El devenir de los tiempos ha cambiado el sentido de la travesía, y quizá ya no se venga de los pueblos, sino que se vuelva a ellos. Son, para los urbanitas que se concentran en la metrópolis o las capitales, el síncope en un compás de 4/4 que rompe la monotonía del día a día, un lugar que ya no solo les ayuda a "desconectar" —esa horrible palabra—, sino que les recuerda, cuando el cuadriculado ritmo laboral amenaza con devorar su identidad, que hay un pequeño oasis donde siempre serán ellos mismos, donde siempre habrá alguien que sepa quiénes son.
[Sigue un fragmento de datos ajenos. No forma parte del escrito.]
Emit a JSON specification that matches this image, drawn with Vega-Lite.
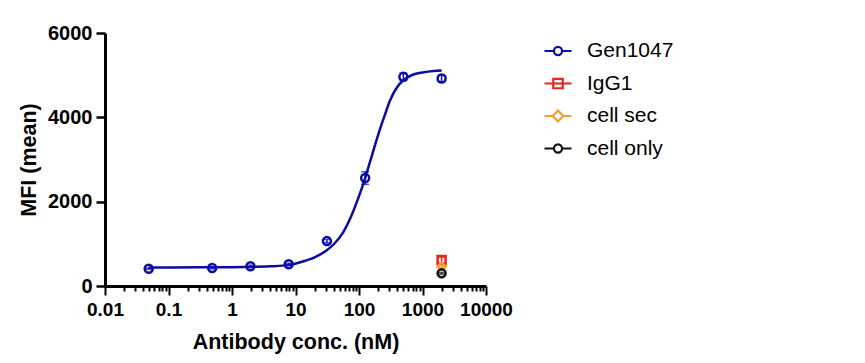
{
  "$schema": "https://vega.github.io/schema/vega-lite/v6.json",
  "width": 381,
  "height": 253,
  "autosize": {"type": "none"},
  "padding": {"left": 105, "top": 33, "right": 379, "bottom": 77},
  "background": "white",
  "config": {
    "view": {"stroke": null},
    "font": "Liberation Sans",
    "legend": {"labelFont": "Liberation Sans", "labelFontSize": 21, "labelColor": "black", "labelLimit": 400}
  },
  "datasets": {
    "curve": [
      {"conc": 0.0488, "mfi": 440}, {"conc": 0.1, "mfi": 441}, {"conc": 0.3, "mfi": 443},
      {"conc": 1, "mfi": 447}, {"conc": 2, "mfi": 453}, {"conc": 4, "mfi": 466},
      {"conc": 7.8, "mfi": 495}, {"conc": 13, "mfi": 580}, {"conc": 20, "mfi": 680},
      {"conc": 30, "mfi": 830}, {"conc": 40, "mfi": 990}, {"conc": 55, "mfi": 1250},
      {"conc": 75, "mfi": 1650}, {"conc": 100, "mfi": 2130}, {"conc": 125, "mfi": 2560},
      {"conc": 160, "mfi": 3100}, {"conc": 214, "mfi": 3720}, {"conc": 260, "mfi": 4090},
      {"conc": 308, "mfi": 4400}, {"conc": 400, "mfi": 4720}, {"conc": 500, "mfi": 4880},
      {"conc": 700, "mfi": 5010}, {"conc": 1000, "mfi": 5065}, {"conc": 1500, "mfi": 5100},
      {"conc": 2000, "mfi": 5110}
    ],
    "points": [
      {"series": "Gen1047", "conc": 0.0488, "mfi": 410, "err": 15},
      {"series": "Gen1047", "conc": 0.488, "mfi": 425, "err": 20},
      {"series": "Gen1047", "conc": 1.95, "mfi": 470, "err": 25},
      {"series": "Gen1047", "conc": 7.81, "mfi": 515, "err": 25},
      {"series": "Gen1047", "conc": 31.25, "mfi": 1065, "err": 40},
      {"series": "Gen1047", "conc": 125, "mfi": 2560, "err": 150},
      {"series": "Gen1047", "conc": 500, "mfi": 4960, "err": 90},
      {"series": "Gen1047", "conc": 2000, "mfi": 4920, "err": 80},
      {"series": "IgG1", "conc": 2000, "mfi": 615, "err": 70},
      {"series": "cell sec", "conc": 2000, "mfi": 460, "err": 20},
      {"series": "cell only", "conc": 2000, "mfi": 300, "err": 20}
    ]
  },
  "encoding": {
    "x": {
      "field": "conc", "type": "quantitative",
      "scale": {"type": "log", "domain": [0.01, 10000], "nice": false},
      "axis": {
        "title": "Antibody conc. (nM)",
        "values": [0.01,0.02,0.03,0.04,0.05,0.06,0.07,0.08,0.09,0.1,0.2,0.3,0.4,0.5,0.6,0.7,0.8,0.9,1,2,3,4,5,6,7,8,9,10,20,30,40,50,60,70,80,90,100,200,300,400,500,600,700,800,900,1000,2000,3000,4000,5000,6000,7000,8000,9000,10000],
        "labelExpr": "indexof([0.01,0.1,1,10,100,1000,10000], datum.value) >= 0 ? format(datum.value, '~g') : ''",
        "tickSize": {"condition": {"test": "indexof([0.01,0.1,1,10,100,1000,10000], datum.value) >= 0", "value": 9}, "value": 5},
        "domainColor": "black", "domainWidth": 3,
        "tickColor": "black", "tickWidth": 2,
        "labelFontSize": 19, "labelFontWeight": "bold", "labelColor": "black",
        "labelPadding": 5, "labelFlush": false, "labelOverlap": false,
        "titleFontSize": 21.5, "titleFontWeight": "bold", "titleColor": "black", "titlePadding": 12,
        "grid": false
      }
    },
    "y": {
      "field": "mfi", "type": "quantitative",
      "scale": {"domain": [0, 6000], "nice": false, "zero": false},
      "axis": {
        "title": "MFI (mean)",
        "values": [0, 2000, 4000, 6000],
        "format": "d",
        "domainColor": "black", "domainWidth": 3,
        "tickColor": "black", "tickWidth": 2.5, "tickSize": 9,
        "labelFontSize": 20, "labelFontWeight": "bold", "labelColor": "black", "labelPadding": 4,
        "titleFontSize": 21.5, "titleFontWeight": "bold", "titleColor": "black", "titlePadding": 7,
        "grid": false
      }
    }
  },
  "layer": [
    {
      "data": {"name": "curve"},
      "mark": {"type": "line", "color": "#0C0CA0", "strokeWidth": 2.5, "interpolate": "monotone"}
    },
    {
      "data": {"name": "points"},
      "mark": {"type": "errorbar", "ticks": {"size": 8}, "thickness": 1.5},
      "encoding": {
        "yError": {"field": "err"},
        "color": {"field": "series", "type": "nominal",
          "scale": {"domain": ["Gen1047", "IgG1", "cell sec", "cell only"], "range": ["#0C0CA0", "#E8241C", "#F0A030", "#111111"]},
          "legend": null}
      }
    },
    {
      "data": {"name": "points"},
      "mark": {"type": "point", "filled": false, "strokeWidth": 2.5, "size": 64, "opacity": 1},
      "encoding": {
        "color": {"field": "series", "type": "nominal",
          "scale": {"domain": ["Gen1047", "IgG1", "cell sec", "cell only"], "range": ["#0C0CA0", "#E8241C", "#F0A030", "#111111"]},
          "legend": null},
        "shape": {"field": "series", "type": "nominal",
          "scale": {"domain": ["Gen1047", "IgG1", "cell sec", "cell only"], "range": ["circle", "square", "diamond", "circle"]},
          "legend": null}
      }
    },
    {
      "data": {"name": "points"},
      "transform": [{"filter": "false"}],
      "mark": {"type": "point", "filled": false, "strokeWidth": 2.2, "opacity": 1},
      "encoding": {
        "color": {"field": "series", "type": "nominal",
          "scale": {"domain": ["Gen1047", "IgG1", "cell sec", "cell only"], "range": ["#0C0CA0", "#E8241C", "#F0A030", "#111111"]},
          "legend": {"orient": "none", "legendX": 438, "legendY": 3, "title": null, "labelFont": "Liberation Sans", "labelFontSize": 21, "labelColor": "black", "symbolSize": 729, "symbolStrokeWidth": 2.2, "rowPadding": 7.5, "labelOffset": 14, "padding": 0}},
        "shape": {"field": "series", "type": "nominal",
          "scale": {"domain": ["Gen1047", "IgG1", "cell sec", "cell only"], "range": [
            "M-1,0H-0.3M0.3,0H1M-0.3,0A0.3,0.3 0 1,0 0.3,0A0.3,0.3 0 1,0 -0.3,0",
            "M-1,0H1M-0.35,-0.35H0.35V0.35H-0.35Z",
            "M-1,0H-0.4M0.4,0H1M0,-0.4L0.4,0L0,0.4L-0.4,0Z",
            "M-1,0H-0.3M0.3,0H1M-0.3,0A0.3,0.3 0 1,0 0.3,0A0.3,0.3 0 1,0 -0.3,0"
          ]},
          "legend": {"orient": "none", "legendX": 438, "legendY": 3, "title": null, "labelFont": "Liberation Sans", "labelFontSize": 21, "labelColor": "black", "symbolSize": 729, "symbolStrokeWidth": 2.2, "rowPadding": 7.5, "labelOffset": 14, "padding": 0}}
      }
    }
  ],
  "resolve": {"scale": {"color": "independent", "shape": "independent"}}
}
Por eso tantas familias reinvierten sus ahorros en adquirir una casa en el lugar donde nacieron. Es un necesario cierre de sentido, la vieja metáfora del descanso del guerrero; volver al lugar de donde saliste para terminar tus días, pero también para ser alguien de nuevo (a poder ser, con el mote de tu infancia) y no un número más en el listín telefónico.

Durante mucho tiempo, me adherí a la tesis de "pueblo pequeño, infierno grande", y aún hoy sigo creyendo que el refrán mexicano tiene gran parte de verdad. Tan detestable como mi pasado desprecio me parece la falsa idealización del Pueblo, convertido en producto de 'marketing', generalmente por aquellos que nunca tuvimos uno. En realidad, no existe "El Pueblo", sino que hay pueblos, de igual manera que no hay una "Ciudad", sino ciudades, barrios, calles, cada una con sus circunstancias. Ahora, de mayor, y gracias a mi pareja, puedo decir que por fin tengo mi propio Pueblo. Nunca podré recuperar la infancia que perdí, lo sé, pero aprendí una oportuna lección que hoy resulta especialmente valiosa: nuestra altanería hacia los demás es la máscara tras la que ocultamos el miedo a darnos cuenta de que perdimos algo que nunca podremos recuperar.

Ayer escuché "operación salida" y un turbulento sentimiento se agitó dentro de mí. No, no se trata de la nostalgia por los inacabables veranos en el pueblo, despilfarrando ese tiempo libre que de adulto administro con la precisión de un obsesivo ahorrador. Para mí, esas imágenes de filas de coches dando la espalda al kilómetro cero siempre representaron todo lo contrario. Mientras todos mis amigos se marchaban a sus pueblos, yo, un urbanita sin lugar donde ir cuando sonaba la alarma del colegio cada viernes, se quedaba irremediablemente solo en la ciudad vacía. Con un poco de suerte, quizá podía encontrar a otro niño de esa extraña estirpe y convertirnos en los guardianes de la ciudad dormitorio, los únicos habitantes vivos de un escenario postapocalíptico para niños sin raíces.